Prospekt pochodzi z tomu „Wszelki wypadek” wydanego w 1972. Powstanie wiersza było z pewnością związana z wnikliwą obserwacją rzeczywistości. Często ludziom proponowana jest różnego rodzaju pomoc (także w formie używek), która ostatecznie nie niesie ze sobą rozwiązania problemów – w najlepszym razie, jedynie ich odsunięcie w przyszłość.
Analiza i interpretacja
W wierszu wykorzystana została liryka apelu. Jest to jednak apel szczególny, ponieważ kierowany do człowieka przez pastylkę o – jak sama się zachwala – niezwykle dobroczynnym działaniu. W związku z tym, że tabletka występuje w utworze jako podmiot liryczny, mamy do czynienia również z liryką maski.
„Prospekt” dotyczy problemów współczesnego człowieka. Tytuł utworu oznacza broszurkę zazwyczaj zawierającą jakiś tekst reklamowy. I rzeczywiście cały wiersz jest wykorzystaniem stosowanych w reklamie zwrotów, które codziennie słyszymy oglądając telewizję czy słuchając radia. Codziennie reklamuje się wiele produktów, które mają nam być niezbędne, przynieść poczucie szczęścia i rozwiązać wszystkie problemy. Wiersz Szymborskiej przybrał formę przemowy pastylki – jednej z tych cudownych rzeczy – która zachwala swoje zalety. Na koniec jednak wyjaśnia się, czym tak naprawdę jest zachwalający się środek:
Sprzedaj mi swoją duszę.
Inny się kupiec nie trafi.
Innego diabła nie ma.
Całą więc autoreklamę pastylki trzeba nazwać kuszeniem, zwłaszcza, że argumenty jakich używa, przybierają właśnie formę pokusy. Pastylka odwołuje się do tego, czego człowiek najbardziej pragnie: szczęścia, jednak jest to szczęście pojmowane w sposób egoistyczny:
Jesteś jeszcze młody (młoda),
powinieneś (powinnaś) urządzić się jakoś.

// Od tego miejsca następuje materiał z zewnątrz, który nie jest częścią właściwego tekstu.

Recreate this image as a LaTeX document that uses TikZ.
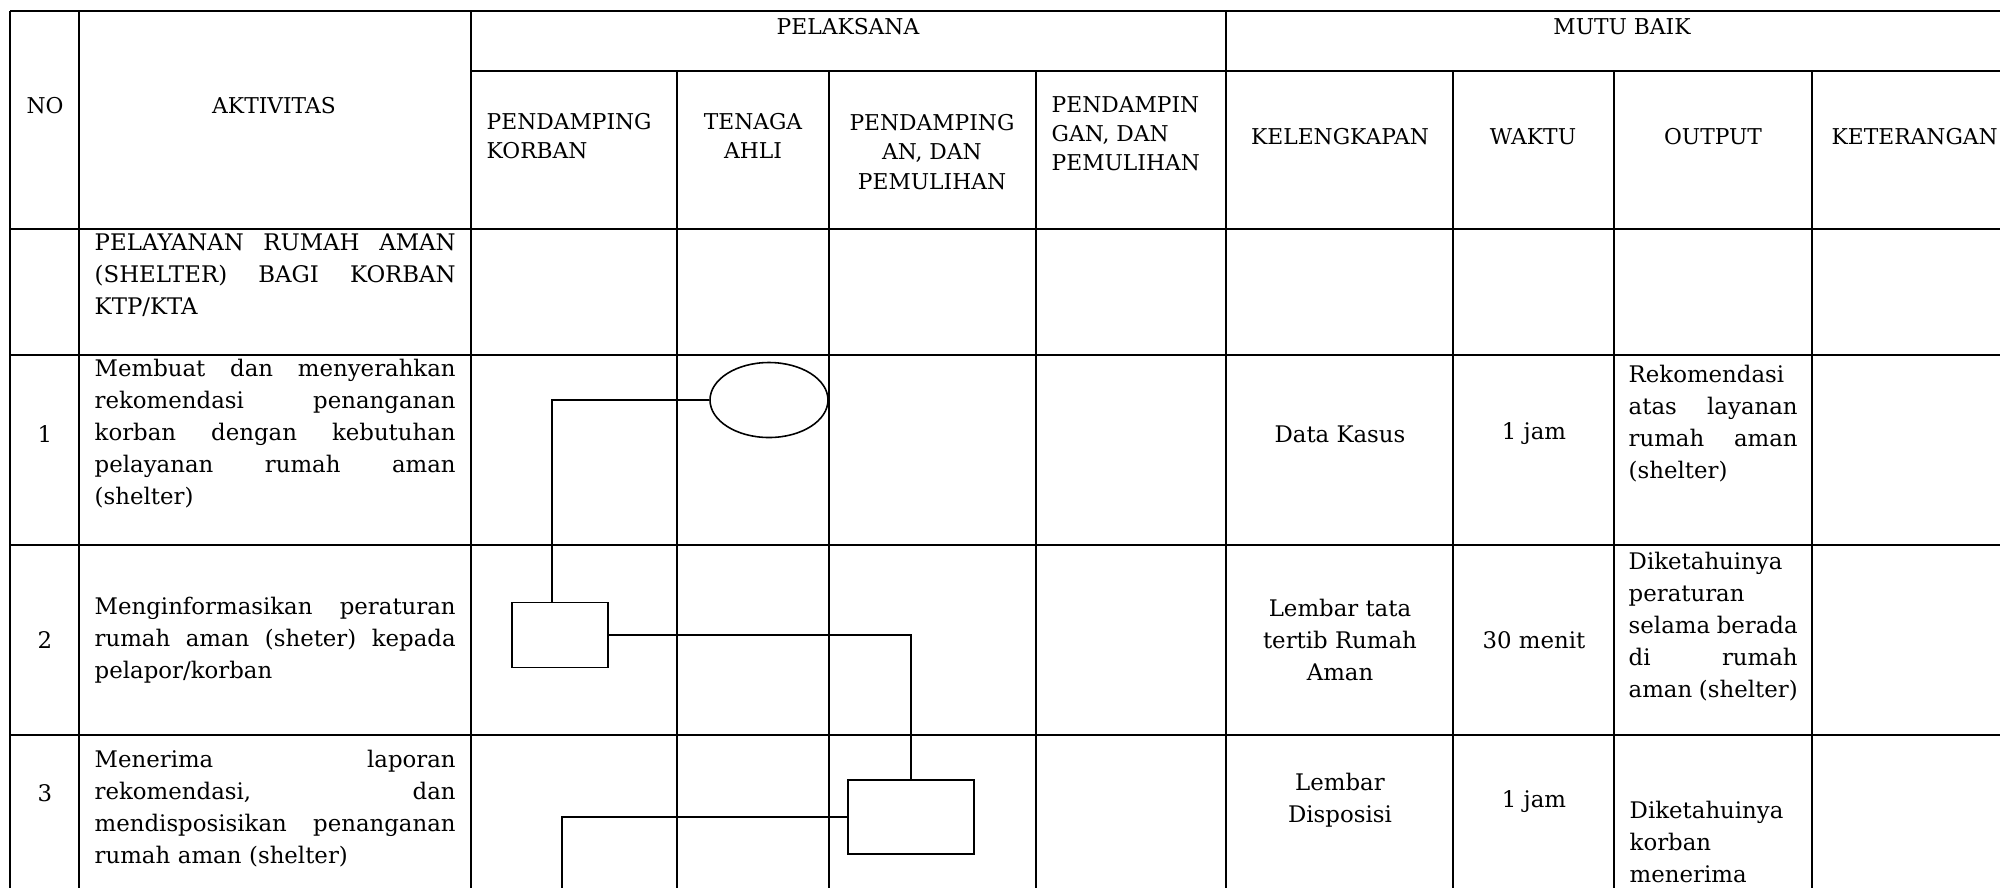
\documentclass[tikz,border=0pt]{standalone}
\usepackage{fontspec}
\setmainfont{DejaVu Serif}
\usetikzlibrary{shapes.geometric,calc}

\newlength{\aktw}\setlength{\aktw}{36.1mm}
\newlength{\outw}\setlength{\outw}{16.9mm}
\newcommand{\jline}[2]{{\spaceskip=0pt\xspaceskip=0pt\makebox[#1][s]{#2}}}

\begin{document}
\begin{tikzpicture}[x=0.1mm,y=-0.1mm,
      tabline/.style={line width=0.75pt},
      link/.style={line width=0.4pt},
      hd/.style={inner sep=0pt,font=\fontsize{6.2}{8.3}\selectfont,align=center},
      hdl/.style={hd,anchor=west,align=left},
      txt/.style={inner sep=0pt,font=\fontsize{6.5}{9.1}\selectfont,align=center},
      akt/.style={txt,anchor=west,text width=\aktw,align=left},
      outp/.style={txt,anchor=west,text width=\outw,align=left},
      proc/.style={draw,line width=0.45pt,rectangle,inner sep=0pt},
      term/.style={draw,line width=0.45pt,ellipse,inner sep=0pt,
        minimum width=11.8mm,minimum height=7.5mm}]

      \useasboundingbox (0,0) rectangle (2000,887);
      \clip (0,0) rectangle (2000,887);

      \draw[tabline] (10,11) -- (2000,11);
      \draw[tabline] (471,71) -- (2000,71);
      \draw[tabline] (10,229) -- (2000,229);
      \draw[tabline] (10,355) -- (2000,355);
      \draw[tabline] (10,545) -- (2000,545);
      \draw[tabline] (10,735) -- (2000,735);
      \draw[tabline] (10,11) -- (10,900);
      \draw[tabline] (79,11) -- (79,900);
      \draw[tabline] (471,11) -- (471,900);
      \draw[tabline] (677,71) -- (677,900);
      \draw[tabline] (829,71) -- (829,900);
      \draw[tabline] (1036,71) -- (1036,900);
      \draw[tabline] (1226,11) -- (1226,900);
      \draw[tabline] (1453,71) -- (1453,900);
      \draw[tabline] (1614,71) -- (1614,900);
      \draw[tabline] (1812,71) -- (1812,900);

      \node[hd] (no) at (45,106) {NO};
      \node[hd] (aktivitas) at (274,106) {AKTIVITAS};
      \node[hd] (pelaksana) at (848,27) {PELAKSANA};
      \node[hd] (mutu) at (1622,27) {MUTU BAIK};
      \node[hdl] (pk) at (486,136) {PENDAMPING\\KORBAN};
      \node[hd] (ahli) at (753,136) {TENAGA\\AHLI};
      \node[hd] (pp1) at (932,152) {PENDAMPING\\AN, DAN\\PEMULIHAN};
      \node[hdl] (pp2) at (1051,134) {PENDAMPIN\\GAN, DAN\\PEMULIHAN};
      \node[hd] (kel) at (1340,137) {KELENGKAPAN};
      \node[hd] (waktu) at (1533,137) {WAKTU};
      \node[hd] (output) at (1713,137) {OUTPUT};
      \node[hdl] (ket) at (1831,137) {KETERANGAN};

      \node[akt] (judul) at (94,275) {\jline{\aktw}{PELAYANAN RUMAH AMAN}\\
        \jline{\aktw}{(SHELTER) BAGI KORBAN}\\KTP/KTA};

      \node[txt] (n1) at (45,434) {1};
      \node[akt] (a1) at (94,434) {\jline{\aktw}{Membuat dan menyerahkan}\\
        \jline{\aktw}{rekomendasi penanganan}\\
        \jline{\aktw}{korban dengan kebutuhan}\\
        \jline{\aktw}{pelayanan rumah aman}\\(shelter)};
      \node[txt] (k1) at (1340,434) {Data Kasus};
      \node[txt] (w1) at (1534,434) {1 jam};
      \node[outp] (o1) at (1628,424) {Rekomendasi\\
        \jline{\outw}{atas layanan}\\
        \jline{\outw}{rumah aman}\\(shelter)};

      \node[txt] (n2) at (45,640) {2};
      \node[akt] (a2) at (94,640) {\jline{\aktw}{Menginformasikan peraturan}\\
        \jline{\aktw}{rumah aman (sheter) kepada}\\pelapor/korban};
      \node[txt] (k2) at (1340,640) {Lembar tata\\tertib Rumah\\Aman};
      \node[txt] (w2) at (1534,640) {30 menit};
      \node[outp] (o2) at (1628,627) {Diketahuinya\\peraturan\\
        \jline{\outw}{selama berada}\\
        \jline{\outw}{di rumah}\\
        \jline{\outw}{aman (shelter)}};

      \node[txt] (n3) at (45,793) {3};
      \node[akt] (a3) at (94,809) {\jline{\aktw}{Menerima laporan}\\
        \jline{\aktw}{rekomendasi, dan}\\
        \jline{\aktw}{mendisposisikan penanganan}\\rumah aman (shelter)};
      \node[txt] (k3) at (1340,800) {Lembar\\Disposisi};
      \node[txt] (w3) at (1534,802) {1 jam};
      \node[outp,anchor=north west] (o3) at (1629,800) {Diketahuinya\\korban\\menerima};

      \node[term] (start) at (769,400) {};
      \node[proc,minimum width=9.6mm,minimum height=6.5mm] (box2) at (560,635) {};
      \node[proc,minimum width=12.6mm,minimum height=7.4mm] (box3) at (911,817) {};
      \coordinate (nxt) at (562,900);

      \draw[link] (start.west) -| ($(box2.north)+(-8,0)$);
      \draw[link] (box2.east) -| (box3.north);
      \draw[link] (box3.west) -| (nxt);
\end{tikzpicture}
\end{document}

Co się stanie, jeśli człowiek ulegnie pokusie łatwego rozwiązania problemu? Nic – nic, co zmieniałoby w rzeczywisty sposób jego sytuację. Nadal będzie miał te same trudności, z którymi przyjdzie mu się ponownie mierzyć, nadal będzie kuszony przez kolejne cudowne środki. Stanie się tak dlatego, ponieważ – jak próbuje uzmysłowić czytelnikowi Szymborska – żaden cudowny środek na ludzkie problemy nie istnieje.
Człowiek musi wziąć odpowiedzialność za swoje życie i stanąć oko w oko z przeszkodami. Oczywiście może przegrać, ale jeśli zdecyduje się na środki połowiczne – takie jak zażycie niezwykłej pastylki – przegra, ponieważ tylko odsunie w czasie rozwiązanie problemu. Na tym polega diabolizm każdego, pozornie cudownego, specyfiku.
Z pewnością jest to celna diagnoza naszego społeczeństwa, które nieustannie jest kuszone wieloma takimi propozycjami i – co najgorsze – chętnie z nich korzysta.